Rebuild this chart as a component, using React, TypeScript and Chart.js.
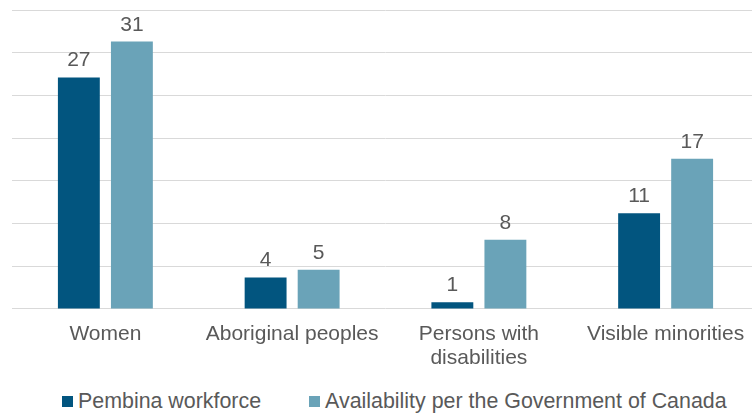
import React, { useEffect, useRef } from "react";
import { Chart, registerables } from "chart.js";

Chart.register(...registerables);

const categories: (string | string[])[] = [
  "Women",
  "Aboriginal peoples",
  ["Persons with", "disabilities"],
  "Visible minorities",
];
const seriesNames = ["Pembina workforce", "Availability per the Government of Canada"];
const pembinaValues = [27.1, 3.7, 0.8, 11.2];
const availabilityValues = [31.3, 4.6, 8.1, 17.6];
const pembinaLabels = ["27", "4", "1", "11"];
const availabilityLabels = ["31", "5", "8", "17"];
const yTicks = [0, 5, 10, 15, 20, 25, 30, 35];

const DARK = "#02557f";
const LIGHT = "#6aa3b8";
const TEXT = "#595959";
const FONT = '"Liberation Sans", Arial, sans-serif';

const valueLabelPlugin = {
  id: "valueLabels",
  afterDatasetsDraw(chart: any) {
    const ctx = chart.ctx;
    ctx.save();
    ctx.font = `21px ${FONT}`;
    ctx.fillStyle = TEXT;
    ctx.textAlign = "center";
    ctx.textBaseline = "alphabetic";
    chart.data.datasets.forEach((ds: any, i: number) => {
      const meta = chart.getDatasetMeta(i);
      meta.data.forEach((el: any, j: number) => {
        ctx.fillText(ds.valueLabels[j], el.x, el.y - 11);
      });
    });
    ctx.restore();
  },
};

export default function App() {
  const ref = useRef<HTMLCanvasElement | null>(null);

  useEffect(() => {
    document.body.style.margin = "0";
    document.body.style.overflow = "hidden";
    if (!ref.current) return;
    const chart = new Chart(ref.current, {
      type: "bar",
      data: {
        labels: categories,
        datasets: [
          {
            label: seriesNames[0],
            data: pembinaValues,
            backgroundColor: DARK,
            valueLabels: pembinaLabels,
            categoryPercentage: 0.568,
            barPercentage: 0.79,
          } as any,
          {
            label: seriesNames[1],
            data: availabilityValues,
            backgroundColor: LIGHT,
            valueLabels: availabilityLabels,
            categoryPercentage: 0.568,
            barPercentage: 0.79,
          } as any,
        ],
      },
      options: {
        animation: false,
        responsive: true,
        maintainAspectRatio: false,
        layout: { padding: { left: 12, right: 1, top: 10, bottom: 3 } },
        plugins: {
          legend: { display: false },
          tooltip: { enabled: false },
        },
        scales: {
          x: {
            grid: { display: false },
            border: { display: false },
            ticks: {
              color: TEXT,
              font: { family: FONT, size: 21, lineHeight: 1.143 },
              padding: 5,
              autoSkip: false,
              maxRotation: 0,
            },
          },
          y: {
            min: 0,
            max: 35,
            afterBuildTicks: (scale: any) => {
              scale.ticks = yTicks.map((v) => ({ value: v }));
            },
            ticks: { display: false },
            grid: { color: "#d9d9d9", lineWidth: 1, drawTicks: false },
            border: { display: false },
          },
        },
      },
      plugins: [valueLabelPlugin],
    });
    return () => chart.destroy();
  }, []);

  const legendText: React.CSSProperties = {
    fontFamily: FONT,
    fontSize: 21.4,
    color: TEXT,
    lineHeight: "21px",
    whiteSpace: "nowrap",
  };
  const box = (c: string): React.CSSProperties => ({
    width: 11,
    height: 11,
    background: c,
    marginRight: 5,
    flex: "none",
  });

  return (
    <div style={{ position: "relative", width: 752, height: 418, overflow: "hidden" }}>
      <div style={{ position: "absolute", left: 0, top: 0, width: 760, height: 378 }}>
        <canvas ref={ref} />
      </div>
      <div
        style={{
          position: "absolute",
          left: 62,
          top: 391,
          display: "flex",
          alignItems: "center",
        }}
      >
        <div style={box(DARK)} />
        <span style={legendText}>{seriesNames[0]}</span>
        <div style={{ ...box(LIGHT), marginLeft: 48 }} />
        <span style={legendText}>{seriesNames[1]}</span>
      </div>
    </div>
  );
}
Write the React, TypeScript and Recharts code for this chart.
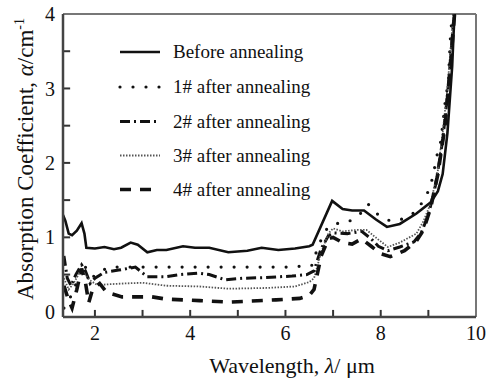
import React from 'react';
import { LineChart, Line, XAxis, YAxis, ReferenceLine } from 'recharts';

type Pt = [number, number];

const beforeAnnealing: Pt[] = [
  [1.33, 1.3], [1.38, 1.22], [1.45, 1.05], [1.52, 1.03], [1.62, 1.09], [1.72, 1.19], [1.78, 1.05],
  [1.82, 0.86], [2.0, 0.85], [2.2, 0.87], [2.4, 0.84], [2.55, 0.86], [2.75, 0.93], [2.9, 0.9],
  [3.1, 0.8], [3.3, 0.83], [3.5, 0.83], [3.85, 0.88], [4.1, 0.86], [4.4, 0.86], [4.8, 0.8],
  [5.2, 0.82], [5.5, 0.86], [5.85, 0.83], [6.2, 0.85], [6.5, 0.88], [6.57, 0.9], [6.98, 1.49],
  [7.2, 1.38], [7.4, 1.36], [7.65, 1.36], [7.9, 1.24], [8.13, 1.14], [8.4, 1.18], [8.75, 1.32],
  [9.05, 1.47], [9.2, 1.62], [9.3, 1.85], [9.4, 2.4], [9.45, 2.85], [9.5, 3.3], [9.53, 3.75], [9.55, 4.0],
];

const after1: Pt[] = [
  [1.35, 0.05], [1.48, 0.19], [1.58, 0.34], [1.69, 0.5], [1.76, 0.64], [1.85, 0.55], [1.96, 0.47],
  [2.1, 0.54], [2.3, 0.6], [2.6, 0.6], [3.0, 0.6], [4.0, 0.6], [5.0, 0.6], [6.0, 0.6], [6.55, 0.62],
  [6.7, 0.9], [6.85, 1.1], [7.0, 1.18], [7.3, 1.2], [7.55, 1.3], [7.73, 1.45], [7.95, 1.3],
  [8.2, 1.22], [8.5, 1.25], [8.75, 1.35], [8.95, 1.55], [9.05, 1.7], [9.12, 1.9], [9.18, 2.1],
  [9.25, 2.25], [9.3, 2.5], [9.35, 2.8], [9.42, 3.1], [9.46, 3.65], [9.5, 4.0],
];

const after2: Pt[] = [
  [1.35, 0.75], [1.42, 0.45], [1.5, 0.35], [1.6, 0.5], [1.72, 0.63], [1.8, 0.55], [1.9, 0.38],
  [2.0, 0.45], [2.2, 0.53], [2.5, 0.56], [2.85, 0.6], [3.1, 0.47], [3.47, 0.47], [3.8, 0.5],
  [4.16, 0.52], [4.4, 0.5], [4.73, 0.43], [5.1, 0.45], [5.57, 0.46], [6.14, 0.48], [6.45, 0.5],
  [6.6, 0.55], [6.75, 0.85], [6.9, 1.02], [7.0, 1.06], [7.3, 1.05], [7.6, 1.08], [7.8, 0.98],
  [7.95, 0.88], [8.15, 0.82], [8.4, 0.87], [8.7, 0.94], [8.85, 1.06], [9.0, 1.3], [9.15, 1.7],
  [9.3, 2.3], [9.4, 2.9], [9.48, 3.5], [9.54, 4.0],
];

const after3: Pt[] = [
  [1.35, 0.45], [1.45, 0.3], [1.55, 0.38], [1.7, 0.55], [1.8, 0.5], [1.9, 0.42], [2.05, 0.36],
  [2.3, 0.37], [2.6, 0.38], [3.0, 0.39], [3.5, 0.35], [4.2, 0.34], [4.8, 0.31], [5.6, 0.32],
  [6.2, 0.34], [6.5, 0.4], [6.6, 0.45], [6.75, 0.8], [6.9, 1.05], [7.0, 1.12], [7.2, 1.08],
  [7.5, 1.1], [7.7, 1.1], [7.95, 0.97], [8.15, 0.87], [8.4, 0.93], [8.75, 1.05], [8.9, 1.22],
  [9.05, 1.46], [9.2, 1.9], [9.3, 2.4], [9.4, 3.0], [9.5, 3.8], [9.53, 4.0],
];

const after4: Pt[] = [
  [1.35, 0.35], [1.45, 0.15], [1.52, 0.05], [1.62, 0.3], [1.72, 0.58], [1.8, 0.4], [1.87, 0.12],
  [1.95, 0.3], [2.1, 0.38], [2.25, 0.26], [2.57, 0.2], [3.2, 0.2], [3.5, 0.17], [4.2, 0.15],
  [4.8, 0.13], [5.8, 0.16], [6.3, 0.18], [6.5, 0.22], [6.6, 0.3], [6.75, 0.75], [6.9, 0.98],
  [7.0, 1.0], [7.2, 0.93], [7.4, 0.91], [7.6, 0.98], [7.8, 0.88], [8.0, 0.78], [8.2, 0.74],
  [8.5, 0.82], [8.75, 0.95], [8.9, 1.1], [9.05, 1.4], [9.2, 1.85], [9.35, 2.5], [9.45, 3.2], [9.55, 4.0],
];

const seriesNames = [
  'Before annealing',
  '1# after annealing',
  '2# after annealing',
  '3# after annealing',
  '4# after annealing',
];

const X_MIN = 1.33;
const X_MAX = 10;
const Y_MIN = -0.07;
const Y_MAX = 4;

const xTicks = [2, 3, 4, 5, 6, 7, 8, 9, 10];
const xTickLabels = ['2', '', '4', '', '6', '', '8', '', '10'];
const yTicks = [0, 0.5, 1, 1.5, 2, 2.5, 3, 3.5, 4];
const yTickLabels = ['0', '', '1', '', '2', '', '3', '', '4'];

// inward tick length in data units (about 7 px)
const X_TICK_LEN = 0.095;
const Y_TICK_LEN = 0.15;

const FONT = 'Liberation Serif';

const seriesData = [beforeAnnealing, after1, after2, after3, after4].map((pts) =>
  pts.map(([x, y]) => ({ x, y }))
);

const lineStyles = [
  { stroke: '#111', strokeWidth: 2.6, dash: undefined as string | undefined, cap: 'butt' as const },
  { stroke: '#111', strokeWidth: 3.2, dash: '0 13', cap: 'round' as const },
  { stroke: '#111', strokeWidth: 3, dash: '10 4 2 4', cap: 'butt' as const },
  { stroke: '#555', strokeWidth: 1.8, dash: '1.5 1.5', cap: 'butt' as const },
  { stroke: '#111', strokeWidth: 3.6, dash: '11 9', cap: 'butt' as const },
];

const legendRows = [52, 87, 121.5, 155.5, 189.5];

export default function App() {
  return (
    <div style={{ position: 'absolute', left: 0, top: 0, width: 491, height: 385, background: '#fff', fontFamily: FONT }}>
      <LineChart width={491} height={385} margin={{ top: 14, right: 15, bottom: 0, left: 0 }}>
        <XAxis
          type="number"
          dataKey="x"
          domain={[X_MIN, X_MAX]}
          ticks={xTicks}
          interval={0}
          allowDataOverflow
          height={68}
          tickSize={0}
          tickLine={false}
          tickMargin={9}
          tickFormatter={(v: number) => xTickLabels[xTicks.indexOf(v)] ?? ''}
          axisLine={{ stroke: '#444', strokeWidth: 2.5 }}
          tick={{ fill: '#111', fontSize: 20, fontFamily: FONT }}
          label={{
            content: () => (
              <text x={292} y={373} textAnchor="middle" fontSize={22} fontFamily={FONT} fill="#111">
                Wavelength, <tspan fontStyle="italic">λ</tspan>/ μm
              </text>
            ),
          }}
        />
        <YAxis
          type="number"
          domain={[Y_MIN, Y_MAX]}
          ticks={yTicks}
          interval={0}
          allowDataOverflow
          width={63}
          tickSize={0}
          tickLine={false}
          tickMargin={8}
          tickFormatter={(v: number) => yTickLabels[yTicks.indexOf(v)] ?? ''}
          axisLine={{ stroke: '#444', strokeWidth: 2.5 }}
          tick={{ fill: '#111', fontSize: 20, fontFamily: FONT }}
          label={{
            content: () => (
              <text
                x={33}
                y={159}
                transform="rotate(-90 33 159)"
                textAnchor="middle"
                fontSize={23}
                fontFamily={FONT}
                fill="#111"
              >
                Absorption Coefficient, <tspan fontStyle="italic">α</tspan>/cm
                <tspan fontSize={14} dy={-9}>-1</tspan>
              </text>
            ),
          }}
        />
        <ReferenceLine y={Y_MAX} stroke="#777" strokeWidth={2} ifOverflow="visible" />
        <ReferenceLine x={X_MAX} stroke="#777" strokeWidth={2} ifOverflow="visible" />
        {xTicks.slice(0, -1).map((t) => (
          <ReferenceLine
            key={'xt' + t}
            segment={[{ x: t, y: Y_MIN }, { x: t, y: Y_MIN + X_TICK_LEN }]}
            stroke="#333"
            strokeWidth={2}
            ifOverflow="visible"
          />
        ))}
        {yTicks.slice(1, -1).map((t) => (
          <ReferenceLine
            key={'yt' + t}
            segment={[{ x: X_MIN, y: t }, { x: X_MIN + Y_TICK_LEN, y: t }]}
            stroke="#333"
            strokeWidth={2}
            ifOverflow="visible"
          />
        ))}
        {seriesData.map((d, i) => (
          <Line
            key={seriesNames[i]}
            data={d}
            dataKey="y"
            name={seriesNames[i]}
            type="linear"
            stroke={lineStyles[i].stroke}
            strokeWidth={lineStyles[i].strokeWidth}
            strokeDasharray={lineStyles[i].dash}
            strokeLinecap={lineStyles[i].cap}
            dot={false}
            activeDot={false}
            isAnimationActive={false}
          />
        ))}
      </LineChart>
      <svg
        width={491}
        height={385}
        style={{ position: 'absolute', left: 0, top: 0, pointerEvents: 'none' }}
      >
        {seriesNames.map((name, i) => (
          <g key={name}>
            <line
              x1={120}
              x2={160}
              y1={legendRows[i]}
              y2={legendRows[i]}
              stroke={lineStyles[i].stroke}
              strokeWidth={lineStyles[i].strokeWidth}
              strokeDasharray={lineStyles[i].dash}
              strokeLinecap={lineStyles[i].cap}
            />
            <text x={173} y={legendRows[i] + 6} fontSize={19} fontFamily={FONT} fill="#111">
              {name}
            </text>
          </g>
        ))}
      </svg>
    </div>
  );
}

^^^^^^^^^^^^^^^^

WRITTEN REQUEST: In the entries above, find the line that contains "const ref = useRef<HTMLCanvasElement", then repeat exactly every line from the first one through that line, with no pictures.

SOLUTION FOR THIS PROBLEM:
Rebuild this chart as a component, using React, TypeScript and Chart.js.
import React, { useEffect, useRef } from "react";
import { Chart, registerables } from "chart.js";

Chart.register(...registerables);

const categories: (string | string[])[] = [
  "Women",
  "Aboriginal peoples",
  ["Persons with", "disabilities"],
  "Visible minorities",
];
const seriesNames = ["Pembina workforce", "Availability per the Government of Canada"];
const pembinaValues = [27.1, 3.7, 0.8, 11.2];
const availabilityValues = [31.3, 4.6, 8.1, 17.6];
const pembinaLabels = ["27", "4", "1", "11"];
const availabilityLabels = ["31", "5", "8", "17"];
const yTicks = [0, 5, 10, 15, 20, 25, 30, 35];

const DARK = "#02557f";
const LIGHT = "#6aa3b8";
const TEXT = "#595959";
const FONT = '"Liberation Sans", Arial, sans-serif';

const valueLabelPlugin = {
  id: "valueLabels",
  afterDatasetsDraw(chart: any) {
    const ctx = chart.ctx;
    ctx.save();
    ctx.font = `21px ${FONT}`;
    ctx.fillStyle = TEXT;
    ctx.textAlign = "center";
    ctx.textBaseline = "alphabetic";
    chart.data.datasets.forEach((ds: any, i: number) => {
      const meta = chart.getDatasetMeta(i);
      meta.data.forEach((el: any, j: number) => {
        ctx.fillText(ds.valueLabels[j], el.x, el.y - 11);
      });
    });
    ctx.restore();
  },
};

export default function App() {
  const ref = useRef<HTMLCanvasElement | null>(null);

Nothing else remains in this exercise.